HDG Navier-Stokes
Interior Penalty
Interior penalty HDG Navier-Stokes is favored for advection-dominated flows due to its pressure robustness. The finite element fields include interior and facet velocities and interior and facet pressures. We have built a preconditioning strategy for IP-HDG Navier-Stokes that is extremely robust in approximating the Schur complement with respect to mesh size and Reynolds number. Its detailed description can be found in the arXiv paper. The preconditioning strategy leverages an augmented Lagrange like addition to the weak form, which allows the accurate approximation of the Schur complement. However, as also discussed in NavierStokesProblem, the addition of an augmented Lagrange term introduces a large symmetric singular perturbation in the momentum block, transferring solver difficulty from the Schur complement to the momentum block.

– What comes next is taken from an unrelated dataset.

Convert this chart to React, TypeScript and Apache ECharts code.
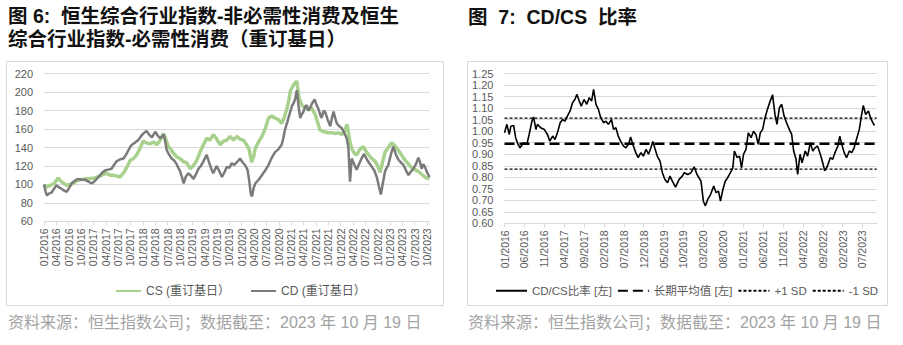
import React, { useEffect, useRef } from 'react';
import * as echarts from 'echarts';

const leftTickLabels = [
  '01/2016', '04/2016', '07/2016', '10/2016', '01/2017', '04/2017', '07/2017', '10/2017',
  '01/2018', '04/2018', '07/2018', '10/2018', '01/2019', '04/2019', '07/2019', '10/2019',
  '01/2020', '04/2020', '07/2020', '10/2020', '01/2021', '04/2021', '07/2021', '10/2021',
  '01/2022', '04/2022', '07/2022', '10/2022', '01/2023', '04/2023', '07/2023', '10/2023',
];
const rightTickLabels = [
  '01/2016', '06/2016', '11/2016', '04/2017', '09/2017', '02/2018', '07/2018', '12/2018',
  '05/2019', '10/2019', '03/2020', '08/2020', '01/2021', '06/2021', '11/2021', '04/2022',
  '09/2022', '02/2023', '07/2023',
];

// [months since 01/2016, index value]
const csData: [number, number][] = [
  [0, 100], [0.5, 97], [1, 98], [1.5, 99], [2.5, 101], [3.4, 107], [4.2, 103], [5.5, 99], [6.3, 100], [7, 101],
  [8, 104], [8.7, 105], [10, 106], [11.2, 106.5], [12.3, 107], [13.6, 109], [14.5, 111], [15.2, 112], [16, 110],
  [16.8, 110], [17.8, 109], [18.5, 108], [19.7, 115], [20.9, 126], [21.7, 128], [22.5, 132], [23.3, 139],
  [24.1, 147], [24.8, 145], [25.8, 144], [26.6, 146], [27.4, 143], [28.2, 148], [29, 155], [29.5, 150],
  [30.2, 141], [30.8, 138], [31.4, 134], [32.2, 130], [33, 128], [33.8, 125], [34.7, 123], [35.5, 117],
  [36.2, 120], [37.1, 126], [37.8, 134], [38.7, 143], [39.5, 150], [40.3, 148], [41.1, 154], [41.8, 150],
  [42.8, 143], [43.6, 147], [44.4, 148], [45.2, 152], [46, 148], [46.8, 152], [47.6, 149], [48.4, 148],
  [49.2, 143], [49.8, 138], [50.4, 124], [50.9, 130], [51.3, 139], [52.1, 146], [52.9, 152], [53.7, 160],
  [54.5, 172], [55.3, 174], [56.1, 172], [57, 170], [57.7, 166], [58.3, 172], [58.9, 181], [59.4, 190],
  [59.8, 201], [60.6, 208], [61.4, 212], [61.9, 194], [62.6, 186], [63.4, 183], [64.2, 181], [65, 183],
  [65.8, 176], [66.4, 168], [67, 159], [68, 157], [69, 156], [70, 156], [70.7, 155], [71.5, 156], [72.3, 154],
  [73, 158], [73.6, 165], [74.2, 148], [74.7, 139], [75.3, 134], [75.9, 132], [76.7, 138], [77.5, 141],
  [78.2, 136], [78.8, 132], [79.6, 128], [80.4, 125], [81, 120], [81.6, 113], [82.2, 124], [82.8, 135],
  [83.6, 140], [84.4, 145], [85.2, 142], [86, 137], [86.8, 132], [87.7, 126], [88.5, 122], [89.3, 118],
  [90.1, 116], [90.9, 114], [91.7, 111], [92.5, 108], [93.6, 106],
];

const cdData: [number, number][] = [
  [0, 100], [0.4, 92], [0.7, 88], [1.2, 90], [1.8, 91], [2.4, 95], [3, 99], [3.6, 97], [4.3, 95], [5, 93],
  [5.5, 92], [6.1, 96], [6.7, 101], [7.5, 104], [8.3, 106], [9.1, 105], [10, 105], [10.8, 103], [11.6, 101],
  [12.4, 104], [13.2, 108], [14, 112], [14.8, 115], [15.6, 116], [16.4, 117], [17, 121], [17.6, 125],
  [18.4, 127], [19.3, 128], [19.9, 132], [20.5, 137], [21.1, 142], [21.7, 144], [22.3, 146], [22.9, 148],
  [23.5, 152], [24.1, 155], [24.9, 158], [25.5, 154], [26.2, 151], [27, 157], [27.6, 153], [28.2, 150],
  [28.7, 152], [29.1, 154], [29.5, 145], [29.8, 137], [30.4, 132], [31, 128], [31.6, 126], [32.2, 122],
  [32.6, 118], [33, 115], [33.5, 108], [33.9, 101], [34.4, 108], [35, 112], [35.6, 110], [36.3, 106],
  [36.9, 111], [37.5, 117], [38.1, 120], [38.7, 125], [39.5, 132], [40.3, 121], [40.7, 116], [41.1, 112],
  [41.9, 120], [42.5, 115], [43.2, 108], [43.8, 113], [44.4, 119], [45, 118], [45.6, 123], [46.2, 121],
  [46.8, 124], [47.6, 128], [48.2, 124], [48.8, 121], [49.4, 116], [49.8, 105], [50.2, 90], [50.5, 87],
  [50.9, 96], [51.3, 101], [52.1, 105], [52.9, 110], [53.7, 115], [54.5, 121], [55.3, 129], [56.1, 135],
  [56.9, 138], [57.7, 143], [58.1, 150], [58.5, 159], [59.1, 168], [59.8, 179], [60.2, 185], [60.6, 188],
  [61, 193], [61.4, 202], [61.8, 185], [62.2, 172], [62.6, 176], [63, 179], [63.4, 184], [63.8, 186],
  [64.2, 180], [64.6, 183], [65.1, 188], [65.7, 192], [66.2, 186], [66.7, 181], [67.1, 175], [67.4, 172],
  [67.9, 180], [68.3, 178], [68.9, 170], [69.5, 163], [69.9, 172], [70.3, 179], [70.7, 172], [71.1, 166],
  [71.7, 163], [72.3, 161], [72.9, 156], [73.5, 150], [73.9, 140], [74.3, 103], [74.7, 128], [75.3, 122],
  [75.9, 116], [76.5, 122], [77.1, 128], [77.7, 133], [78.4, 127], [79, 123], [79.6, 119], [80.2, 115],
  [80.8, 108], [81.3, 98], [81.8, 89], [82.3, 102], [82.8, 114], [83.2, 118], [83.6, 121], [84.2, 132],
  [84.8, 141], [85.4, 133], [86, 127], [86.6, 124], [87.3, 121], [87.9, 115], [88.5, 110], [89.1, 114],
  [89.7, 117], [90.3, 122], [90.9, 129], [91.3, 124], [91.7, 117], [92.1, 122], [92.5, 119], [93, 113],
  [93.6, 108],
];

const ratioData: [number, number][] = [
  [0, 0.993], [0.6, 1.03], [1.2, 0.986], [1.6, 1.022], [2.3, 1.025], [2.8, 0.972], [3.4, 0.943], [3.9, 0.928],
  [4.8, 0.95], [5.6, 0.943], [6.2, 0.986], [6.9, 1.044], [7.3, 1.062], [7.9, 1.008], [8.3, 1.03], [9.1, 1.015],
  [10, 1.008], [10.8, 0.986], [11.4, 0.957], [12.1, 0.979], [12.7, 0.964], [13.3, 0.993], [14, 1.037],
  [14.6, 1.051], [15.2, 1.044], [15.8, 1.066], [16.5, 1.088], [17.1, 1.124], [17.7, 1.138], [18.2, 1.16],
  [18.8, 1.131], [19.3, 1.109], [20, 1.138], [20.7, 1.117], [21.3, 1.146], [21.9, 1.131], [22.4, 1.182],
  [23, 1.117], [23.6, 1.095], [24.2, 1.059], [24.9, 1.037], [25.5, 1.044], [26.1, 1.03], [26.9, 1.051],
  [27.4, 1.008], [28, 1.015], [28.6, 0.979], [29.2, 0.957], [29.9, 0.936], [30.5, 0.928], [31.2, 0.943],
  [31.7, 0.975], [32.4, 0.936], [33, 0.907], [33.6, 0.885], [34.3, 0.907], [34.9, 0.892], [35.6, 0.921],
  [36.2, 0.9], [36.8, 0.928], [37.3, 0.955], [37.9, 0.921], [38.4, 0.892], [39.1, 0.87], [39.7, 0.82],
  [40.3, 0.791], [41, 0.776], [41.6, 0.805], [42.2, 0.783], [43, 0.757], [43.9, 0.791], [44.7, 0.805],
  [45.2, 0.82], [46.1, 0.812], [46.9, 0.82], [47.7, 0.845], [48.4, 0.812], [49.4, 0.783], [50, 0.696],
  [50.5, 0.676], [51.1, 0.704], [51.8, 0.725], [52.6, 0.762], [53.2, 0.733], [53.8, 0.74], [54.3, 0.696],
  [54.9, 0.747], [55.5, 0.783], [56.1, 0.798], [56.8, 0.82], [57.4, 0.841], [57.8, 0.914], [58.5, 0.885],
  [59.1, 0.892], [59.6, 0.841], [60.1, 0.9], [60.7, 0.921], [61.3, 0.993], [62, 0.972], [62.6, 1.0],
  [63.2, 0.986], [63.8, 0.943], [64.3, 0.993], [64.9, 1.008], [65.5, 1.059], [66.1, 1.095], [66.8, 1.131],
  [67.4, 1.158], [68, 1.073], [68.5, 1.03], [69.1, 1.102], [69.7, 1.117], [70.3, 1.066], [70.9, 1.037],
  [71.6, 1.008], [72.2, 0.986], [72.7, 0.914], [73.3, 0.878], [73.7, 0.812], [74.3, 0.9], [74.8, 0.863],
  [75.6, 0.914], [76.2, 0.892], [76.9, 0.95], [77.5, 0.914], [78.1, 0.928], [78.7, 0.936], [79.4, 0.9],
  [80, 0.863], [80.5, 0.828], [81.2, 0.849], [81.9, 0.885], [82.5, 0.878], [83.1, 0.907], [83.8, 0.936],
  [84.3, 0.979], [84.8, 0.943], [85.4, 0.907], [86, 0.885], [86.7, 0.914], [87.3, 0.907], [87.9, 0.928],
  [88.6, 0.972], [89.2, 1.008], [89.8, 1.073], [90.2, 1.112], [90.8, 1.073], [91.5, 1.088], [92, 1.059],
  [92.6, 1.037], [93, 1.025],
];

const ratioMean = 0.946;
const ratioPlusSD = 1.057;
const ratioMinusSD = 0.835;
const xEnd = 93.6;

const leftTitle1 = '图 6:  恒生综合行业指数-非必需性消费及恒生';
const leftTitle2 = '综合行业指数-必需性消费（重订基日）';
const rightTitle = '图  7:  CD/CS  比率';
const sourceText = '资料来源：恒生指数公司；数据截至：2023 年 10 月 19 日';

const csName = 'CS (重订基日）';
const cdName = 'CD (重订基日）';
const ratioName = 'CD/CS比率 [左]';
const meanName = '长期平均值 [左]';
const plusName = '+1 SD';
const minusName = '-1 SD';

const FONT = "'Liberation Sans', 'Noto Sans CJK SC', sans-serif";
const GRID_C = '#d9d9d9';
const LABEL_C = '#595959';

function tickFormatter(labels: string[], step: number) {
  return (v: number) => {
    const i = Math.round(v / step);
    if (Math.abs(v - i * step) > 1e-6) return '';
    return labels[i] ?? '';
  };
}

export default function App() {
  const ref = useRef<HTMLDivElement>(null);
  useEffect(() => {
    const chart = echarts.init(ref.current!, null, { renderer: 'svg' });
    const xAxisBase = (idx: number, step: number, labels: string[]) => ({
      type: 'value',
      gridIndex: idx,
      min: 0,
      max: xEnd,
      interval: step,
      splitLine: { show: false },
      axisLine: { show: true, lineStyle: { color: GRID_C, width: 1 } },
      axisTick: { show: true, length: 4, lineStyle: { color: GRID_C } },
      axisLabel: {
        rotate: 90,
        fontSize: 10.5,
        color: LABEL_C,
        margin: 7,
        fontFamily: FONT,
        showMaxLabel: false,
        formatter: tickFormatter(labels, step),
      },
    });
    const line = (name: string, xi: number, data: any, color: string, width: number, type: any = 'solid') => ({
      type: 'line',
      name,
      xAxisIndex: xi,
      yAxisIndex: xi,
      data,
      symbol: 'none',
      showSymbol: false,
      silent: true,
      lineStyle: { color, width, type },
      itemStyle: { color: 'rgba(0,0,0,0)' },
    });
    const option: any = {
      animation: false,
      backgroundColor: '#ffffff',
      textStyle: { fontFamily: FONT },
      grid: [
        { left: 44, top: 73.7, width: 385.5, height: 147.6 },
        { left: 504.5, top: 73.7, width: 372.3, height: 149.6 },
      ],
      xAxis: [xAxisBase(0, 3, leftTickLabels), xAxisBase(1, 5, rightTickLabels)],
      yAxis: [
        {
          type: 'value', gridIndex: 0, min: 60, max: 220, interval: 20,
          axisLine: { show: false }, axisTick: { show: false },
          splitLine: { lineStyle: { color: GRID_C, width: 1 } },
          axisLabel: { fontSize: 11, color: LABEL_C, margin: 11, fontFamily: FONT },
        },
        {
          type: 'value', gridIndex: 1, min: 0.6, max: 1.25, interval: 0.05,
          axisLine: { show: false }, axisTick: { show: false },
          splitLine: { lineStyle: { color: GRID_C, width: 1 } },
          axisLabel: { fontSize: 11, color: LABEL_C, margin: 11, fontFamily: FONT, formatter: (v: number) => v.toFixed(2) },
        },
      ],
      legend: [
        {
          data: [csName, cdName], left: 110, top: 280, itemWidth: 25, itemHeight: 12, itemGap: 20,
          textStyle: { fontSize: 12, color: LABEL_C, fontFamily: FONT }, selectedMode: false,
        },
        {
          data: [ratioName, meanName, plusName, minusName], left: 490, top: 280, width: 413,
          itemWidth: 31, itemHeight: 12, itemGap: 5,
          textStyle: { fontSize: 11.5, color: LABEL_C, fontFamily: FONT }, selectedMode: false,
        },
      ],
      series: [
        line(csName, 0, csData, '#a9d18e', 3.5),
        line(cdName, 0, cdData, '#7a7a7a', 2.5),
        line(ratioName, 1, ratioData, '#000000', 1.6),
        line(meanName, 1, [[0, ratioMean], [xEnd, ratioMean]], '#000000', 2.5, [10, 5]),
        line(plusName, 1, [[0, ratioPlusSD], [xEnd, ratioPlusSD]], '#000000', 1.3, [3, 2]),
        line(minusName, 1, [[0, ratioMinusSD], [xEnd, ratioMinusSD]], '#000000', 1.3, [3, 2]),
      ],
      graphic: [
        { type: 'rect', shape: { x: 6.5, y: 61.5, width: 437, height: 244 }, style: { fill: 'none', stroke: GRID_C, lineWidth: 1 }, silent: true },
        { type: 'rect', shape: { x: 467.5, y: 61.5, width: 420, height: 244 }, style: { fill: 'none', stroke: GRID_C, lineWidth: 1 }, silent: true },
        { type: 'text', x: 8, y: 16, style: { text: leftTitle1, fontSize: 19.5, fontWeight: 'bold', fontFamily: FONT, fill: '#111', verticalAlign: 'middle' } },
        { type: 'text', x: 8, y: 38.5, style: { text: leftTitle2, fontSize: 19.5, fontWeight: 'bold', fontFamily: FONT, fill: '#111', verticalAlign: 'middle' } },
        { type: 'text', x: 468, y: 17, style: { text: rightTitle, fontSize: 19.5, fontWeight: 'bold', fontFamily: FONT, fill: '#111', verticalAlign: 'middle' } },
        { type: 'text', x: 8, y: 322, style: { text: sourceText, fontSize: 16, fontFamily: FONT, fill: '#a3a3a3', verticalAlign: 'middle' } },
        { type: 'text', x: 468, y: 322, style: { text: sourceText, fontSize: 16, fontFamily: FONT, fill: '#a3a3a3', verticalAlign: 'middle' } },
      ],
    };
    chart.setOption(option);
    return () => chart.dispose();
  }, []);
  return (
    <div
      ref={ref}
      style={{ position: 'absolute', left: 0, top: 0, width: 903, height: 345, background: '#fff' }}
    />
  );
}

As discussed in the arXiv paper, our current strategy is to use an inexact LU decomposition with butterfly compression for the (trace) momentum block. This is effective until reaching sufficiently large problem size and Reynolds number at which point the inexactness of the decomposition due to compression loss is unable to resolve the poor conditioning resulting from the combination of the large singular perturbation and advection dominance. We hypothesize that introduction of turbulence models, whether via RANS or subgrid scale models in LES, would add sufficient viscosity to restore the effectiveness of the inexact LU. However, this is an open question that would have to be addressed by further work.
Hybridizable Local Discontinuous Galerkin
The local discontinuous Galerkin method introduces additional finite element fields corresponding to the interior and facet velocity gradients. This method is a strong choice for diffusion-dominated flows because the velocity gradient converges with optimal order whereas for other methods, the velocity gradient convergence is suboptimal. Additionally, with postprocessing the velocity converges with an additional order, e.g. it is superconvergent. Additional information may be found at the core HDG kernel page.